Black poverty is more persistent than white poverty; (from the first cite, from Coates) “poor white families are less likely to live in poor neighborhoods than nonpoor black families”; “even high-income blacks are exposed to greater neighborhood poverty than low-income whites”.

Legislation is only part of the solution – but legislation can mollify a lot of the effects of societal bigotry.

If you’re saying here that Vietnamese Americans are or were treated worse than black people in general, do you have a cite?

Simple ignorance.

The first wave of Vietnamese immigrants were well-educated and wealthy. This is not unusual in immigration, refugee or otherwise. You’re usually getting the most capable people from the other country, especially when they are fleeing Communism. They established stable communities and small businesses.

As less-privileged Vietnamese people came in subsequent waves, they were both screened by the US government–selecting for people more likely to succeed in the US-- and supported by this community.

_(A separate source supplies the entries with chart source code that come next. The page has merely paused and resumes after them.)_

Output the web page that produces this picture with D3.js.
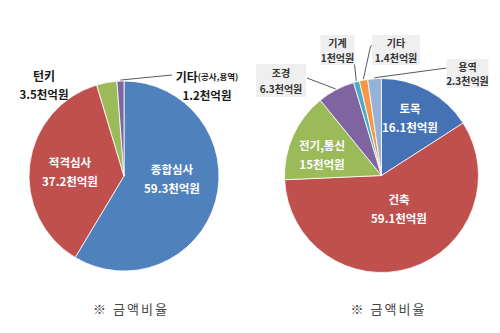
<!DOCTYPE html>
<html>
<head>
<meta charset="utf-8">
<script src="https://cdn.jsdelivr.net/npm/d3@7"></script>
<style>
  html, body { margin: 0; padding: 0; background: #ffffff; }
  svg { display: block; font-family: "Noto Sans CJK KR", "Noto Sans", sans-serif; }
</style>
</head>
<body>
<svg id="chart" width="500" height="333"></svg>
<script>
// 입찰방식별 금액 (천억원)
const methodNames = ["종합심사", "적격심사", "턴키", "기타"];
const methodNotes = ["", "", "", "(공사,용역)"];
const methodValues = [59.3, 37.2, 3.5, 1.2];
const methodColors = ["#4F81BD", "#C0504D", "#9BBB59", "#8064A2"];

// 공종별 금액 (천억원)
const fieldNames = ["토목", "건축", "전기,통신", "조경", "기계", "기타", "용역"];
const fieldValues = [16.1, 59.1, 15, 6.3, 1, 1.4, 2.3];
const fieldColors = ["#4472B4", "#C0504D", "#9BBB59", "#8064A2", "#4BACC6", "#F79646", "#95B3D7"];

const unit = "천억원";
const caption = "※ 금액비율";

// label placement relative to each pie's centre
const methodLayout = [
  { kind: "inside", at: [48, 2] },
  { kind: "inside", at: [-54, -5] },
  { kind: "outside", at: [-80, -92] },
  { kind: "outside", at: [83, -91], leader: [[48, -101]] }
];
const fieldLayout = [
  { kind: "inside", at: [28.5, -58] },
  { kind: "inside", at: [17.5, 33] },
  { kind: "inside", at: [-59.5, -21.5] },
  { kind: "box", at: [-100.5, -95], size: [50, 33], gap: 16, leader: [[-74.5, -97.5]] },
  { kind: "box", at: [-44, -125.5], size: [34, 30], gap: 15, leader: [[-27, -111.5]] },
  { kind: "box", at: [14.5, -125.5], size: [48, 30], gap: 15, leader: [[-11, -129], [-9, -130.5]] },
  { kind: "box", at: [86, -102], size: [42, 29], gap: 14, leader: [[65, -107.5]] }
];

const svg = d3.select("#chart");

function drawPie(cx, cy, r, names, notes, values, colors, layout) {
  const g = svg.append("g").attr("transform", `translate(${cx},${cy})`);
  const pie = d3.pie().sort(null).startAngle(0).endAngle(2 * Math.PI);
  const arcs = pie(values);
  const arc = d3.arc().innerRadius(0).outerRadius(r);

  g.selectAll("path.slice")
    .data(arcs)
    .join("path")
    .attr("class", "slice")
    .attr("d", arc)
    .attr("fill", (d, i) => colors[i])
    .attr("stroke", "#ffffff")
    .attr("stroke-width", 0.8);

  arcs.forEach((d, i) => {
    const L = layout[i];
    const name = names[i];
    const valueText = d3.format("")(values[i]) + unit;

    if (L.leader) {
      const mid = (d.startAngle + d.endAngle) / 2;
      const start = [Math.sin(mid) * (r + 1), -Math.cos(mid) * (r + 1)];
      g.append("path")
        .attr("d", d3.line()([start, ...L.leader]))
        .attr("fill", "none")
        .attr("stroke", "#595959")
        .attr("stroke-width", 1);
    }

    const [x, y] = L.at;
    if (L.kind === "inside") {
      const t = g.append("g").attr("fill", "#ffffff").attr("font-weight", 700)
        .attr("font-size", 11.5).attr("text-anchor", "middle");
      t.append("text").attr("x", x).attr("y", y - 9.5).attr("dominant-baseline", "central").text(name);
      t.append("text").attr("x", x).attr("y", y + 9.5).attr("dominant-baseline", "central").text(valueText);
    } else if (L.kind === "outside") {
      const t = g.append("g").attr("fill", "#1a1a1a").attr("font-weight", 700)
        .attr("text-anchor", "middle");
      const top = t.append("text").attr("x", x).attr("y", y - 9.5)
        .attr("dominant-baseline", "central").attr("font-size", 12);
      top.append("tspan").text(name);
      if (notes && notes[i]) top.append("tspan").attr("font-size", 8.5).text(notes[i]);
      t.append("text").attr("x", x).attr("y", y + 9.5).attr("dominant-baseline", "central")
        .attr("font-size", 11.5).text(valueText);
    } else {
      const [w, h] = L.size;
      g.append("rect").attr("x", x - w / 2).attr("y", y - h / 2)
        .attr("width", w).attr("height", h).attr("fill", "#EFEFEF");
      const t = g.append("g").attr("fill", "#333333").attr("font-weight", 700)
        .attr("font-size", 10).attr("text-anchor", "middle");
      t.append("text").attr("x", x).attr("y", y - L.gap / 2).attr("dominant-baseline", "central").text(name);
      t.append("text").attr("x", x).attr("y", y + L.gap / 2).attr("dominant-baseline", "central").text(valueText);
    }
  });

  svg.append("text")
    .attr("x", cx + 7).attr("y", 308)
    .attr("text-anchor", "middle").attr("dominant-baseline", "central")
    .attr("font-size", 13).attr("letter-spacing", 2).attr("fill", "#444444")
    .text(caption);
}

drawPie(124, 176, 95, methodNames, methodNotes, methodValues, methodColors, methodLayout);
drawPie(381.5, 175.5, 97, fieldNames, null, fieldValues, fieldColors, fieldLayout);
</script>
</body>
</html>
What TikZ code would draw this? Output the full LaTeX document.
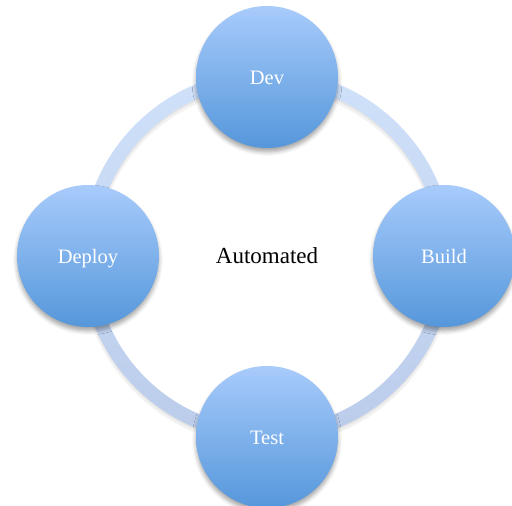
\documentclass[tikz,border=0pt]{standalone}
\usepackage{fontspec}
\setmainfont{Liberation Serif}
\usetikzlibrary{shadows.blur}
\definecolor{stagetop}{HTML}{A8CBFB}
\definecolor{stagebot}{HTML}{5597DB}
\definecolor{ringtop}{HTML}{D0E1FA}
\definecolor{ringbot}{HTML}{BACCEA}
\tikzstyle{stage} = [circle, minimum size = 142pt, inner sep = 0pt, text centered, text height = 16pt, text depth = 0pt, text = white, font = \fontsize{20.5}{24}\selectfont, top color = stagetop, bottom color = stagebot, blur shadow = {shadow xshift = 0pt, shadow yshift = -4pt, shadow blur radius = 4pt, shadow opacity = 35}]
\tikzstyle{centre} = [text centered, font = \fontsize{23}{27}\selectfont]

\begin{document}
\begin{tikzpicture}[x = 1pt, y = 1pt, node distance = 179pt]
    \useasboundingbox (0,0) rectangle (512,506);
    \node(auto)[centre] at (267,250){Automated};

    % the ring joining the stages, with a soft shadow
    \fill[black, opacity = 0.05, even odd rule]([yshift = -4pt]auto.center) circle (187) circle (171);
    \fill[black, opacity = 0.06, even odd rule]([yshift = -2pt]auto.center) circle (186) circle (172);
    \shade[top color = ringtop, bottom color = ringbot, even odd rule](auto.center) circle (186) circle (172);

    \node(dev)[stage, above of = auto]{Dev};
    \node(build)[stage, right of = auto, xshift = -2pt]{Build};
    \node(test)[stage, below of = auto, yshift = -2pt]{Test};
    \node(deploy)[stage, left of = auto]{Deploy};
\end{tikzpicture}
\end{document}
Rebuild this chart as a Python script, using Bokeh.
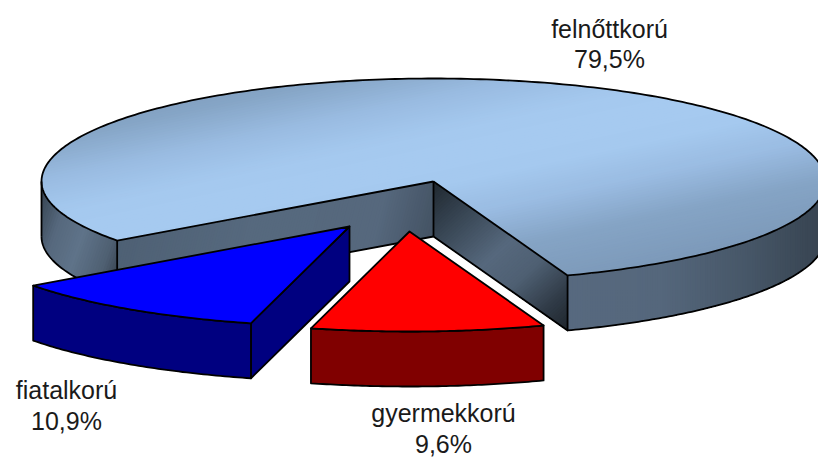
import numpy as np
from bokeh.plotting import figure
from bokeh.models import Range1d
from bokeh.embed import file_html
from bokeh.resources import INLINE
from bokeh.core.properties import value

categories = ["felnőttkorú", "gyermekkorú", "fiatalkorú"]
shares = [79.5, 9.6, 10.9]
tick_labels = ["79,5%", "9,6%", "10,9%"]

FONT = "Liberation Sans"
RX, RY_NEAR, RY_FAR, DEPTH = 392.0, 100.0, 103.0, 55.0
START = 70.0
LW = 1.8
APEX = {"felnőttkorú": (433.0, 181.0), "gyermekkorú": (409.0, 231.0), "fiatalkorú": (349.0, 226.0)}
LABEL = {"felnőttkorú": (609, 28, 58), "gyermekkorú": (443, 412, 443), "fiatalkorú": (66, 389, 420)}

p = figure(width=818, height=457, x_range=Range1d(0, 818), y_range=Range1d(457, 0),
           toolbar_location=None, output_backend="svg", min_border=0, outline_line_color=None)
p.axis.visible = False
p.grid.visible = False


def hexrgb(h):
    return np.array([int(h[i:i + 2], 16) for i in (1, 3, 5)], float)


def tohex(c):
    return "#%02x%02x%02x" % tuple(int(round(v)) for v in np.clip(c, 0, 255))


def ramp(t, stops):
    ts = [s[0] for s in stops]
    return tohex([np.interp(t, ts, [hexrgb(s[1])[k] for s in stops]) for k in range(3)])


def arc(apex, a0, a1, n=120, dy=0.0):
    a = np.radians(np.linspace(a0, a1, n))
    s = np.sin(a)
    return apex[0] + RX * np.cos(a), apex[1] + np.where(s < 0, RY_FAR, RY_NEAR) * s + dy


def clip(poly, nx, ny, d):
    out = []
    n = len(poly)
    for i in range(n):
        a, b = poly[i], poly[(i + 1) % n]
        da, db = nx * a[0] + ny * a[1] - d, nx * b[0] + ny * b[1] - d
        if da >= 0:
            out.append(a)
        if (da >= 0) != (db >= 0):
            t = da / (da - db)
            out.append((a[0] + (b[0] - a[0]) * t, a[1] + (b[1] - a[1]) * t))
    return out


def gradient_fill(x, y, nx, ny, stops, step=2.5):
    # overlapping layers, each running on to the far end, so no seams show between them
    norm = np.hypot(nx, ny)
    nx, ny = nx / norm, ny / norm
    poly = list(zip(map(float, x), map(float, y)))
    ds = [nx * a + ny * b for a, b in poly]
    xs, ys, cs = [], [], []
    d = min(ds)
    while d < max(ds):
        part = clip(poly, nx, ny, d)
        if len(part) >= 3:
            xs.append([q[0] for q in part])
            ys.append([q[1] for q in part])
            cs.append(ramp(d + step / 2, stops))
        d += step
    p.patches(xs, ys, fill_color=cs, line_color=None)


def outline(x, y):
    p.line(list(x), list(y), line_color="black", line_width=LW, line_join="round")


big, small_red, small_blue = [s * 3.6 for s in shares]
a_big_end = START - big
a_red_end = START + small_red
a_blue_end = a_red_end + small_blue
apex = APEX[categories[0]]
gap_end = a_big_end + 360

lx, ly = arc(apex, gap_end, gap_end, 1)
rx, ry = arc(apex, START, START, 1)
left_pt = (float(lx[0]), float(ly[0]))
right_pt = (float(rx[0]), float(ry[0]))


def quad(a, b):
    return [a[0], b[0], b[0], a[0]], [a[1], b[1], b[1] + DEPTH, a[1] + DEPTH]


qx, qy = quad(left_pt, apex)
gradient_fill(qx, qy, 1, .25, [(170, "#4e6074"), (300, "#56697e"), (420, "#56687d"), (490, "#3f4d5d")])
qx, qy = quad(apex, right_pt)
n_in = (right_pt[0] - apex[0], right_pt[1] + DEPTH - apex[1])
base = (n_in[0] * apex[0] + n_in[1] * apex[1]) / np.hypot(*n_in)
gradient_fill(qx, qy, n_in[0], n_in[1],
              [(base, "#20282f"), (base + 35, "#33404d"), (base + 95, "#56687d"), (base + 130, "#4f6073"),
               (base + 170, "#303b47"), (base + 200, "#1f262d")])

ax, ay = arc(apex, 180, gap_end, 60)
gradient_fill([*ax, *ax[::-1]], [*ay, *(ay[::-1] + DEPTH)], 1, .35,
              [(100, "#35424f"), (128, "#56687d"), (155, "#5f7389"), (185, "#4f6072"), (205, "#343f4b")])
ax, ay = arc(apex, START, -2, 120)
gradient_fill([*ax, *ax[::-1]], [*ay, *(ay[::-1] + DEPTH)], 1, 0,
              [(567, "#57697f"), (660, "#55677c"), (750, "#465667"), (826, "#36424f")])

tx, ty = arc(apex, a_big_end, START, 300)
gradient_fill([apex[0], *tx], [apex[1], *ty], 0.21, 1,
              [(105, "#7d9aba"), (145, "#85a4c5"), (185, "#9abce2"), (220, "#a5c9ef"), (245, "#a6caf0"),
               (270, "#a5c9ef"), (305, "#9abce2"), (345, "#85a4c5"), (390, "#7d9aba")])

outline([apex[0], *tx, apex[0]], [apex[1], *ty, apex[1]])
outline([apex[0]] * 2, [apex[1], apex[1] + DEPTH])
outline([left_pt[0], left_pt[0], apex[0]], [left_pt[1], left_pt[1] + DEPTH, apex[1] + DEPTH])
outline([apex[0], right_pt[0], right_pt[0]], [apex[1] + DEPTH, right_pt[1] + DEPTH, right_pt[1]])
bx, by = arc(apex, 180, gap_end, 50, DEPTH)
outline(bx, by)
bx, by = arc(apex, START, -2, 120, DEPTH)
outline(bx, by)
outline([apex[0] - RX] * 2, [apex[1], apex[1] + DEPTH])


def slice3d(name, a0, a1, top, side, cut_wall):
    ap = APEX[name]
    ax, ay = arc(ap, a0, a1, 60)
    if cut_wall:
        p.patch([ap[0], ax[0], ax[0], ap[0]], [ap[1], ay[0], ay[0] + DEPTH, ap[1] + DEPTH],
                fill_color=side, line_color="black", line_width=LW, line_join="round")
    p.patch([*ax, *ax[::-1]], [*ay, *(ay[::-1] + DEPTH)], fill_color=side, line_color="black",
            line_width=LW, line_join="round")
    p.patch([ap[0], *ax], [ap[1], *ay], fill_color=top, line_color="black", line_width=LW, line_join="round")


slice3d(categories[2], a_red_end, a_blue_end, "#0000ff", "#000080", True)
slice3d(categories[1], START, a_red_end, "#ff0000", "#800000", False)

for name, pct in zip(categories, tick_labels):
    x, y1, y2 = LABEL[name]
    p.text([x], [y1], text=[name], text_font=value(FONT), text_font_size="25px", text_color="#1a1a1a",
           text_align="center", text_baseline="middle")
    p.text([x], [y2], text=[pct], text_font=value(FONT), text_font_size="25px", text_color="#1a1a1a",
           text_align="center", text_baseline="middle")

open("out.html", "w").write(file_html(p, INLINE))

More importantly, the US spent HUNDREDS OF MILLIONS OF DOLLARS to assist Vietnamese refugees. The government arranged and subsidized jobs for them, arranged donations of goods, and provided social workers and other benefits.

But the main trick you pull with this argument is to suggest that anti-black racism is equal to anti-Vietnamese sentiment. Quite simply, it isn’t. Not in employer views. Not in unions. Not in housing. Not in the way police treat you. On and on.

OMFG!!! Now the Vietnamese refugees were rich? Are you fucking kidding me? Or are you just saying that there was an occasional rich Vietnamese refugee (I seriously doubt there were more than a handful). Well shit son, there are a shitload of rich blacks right now. Everyone from Colin Kaepernick to Oprah Winfrey, why doesn’t their wealth translate into a more middle class black population?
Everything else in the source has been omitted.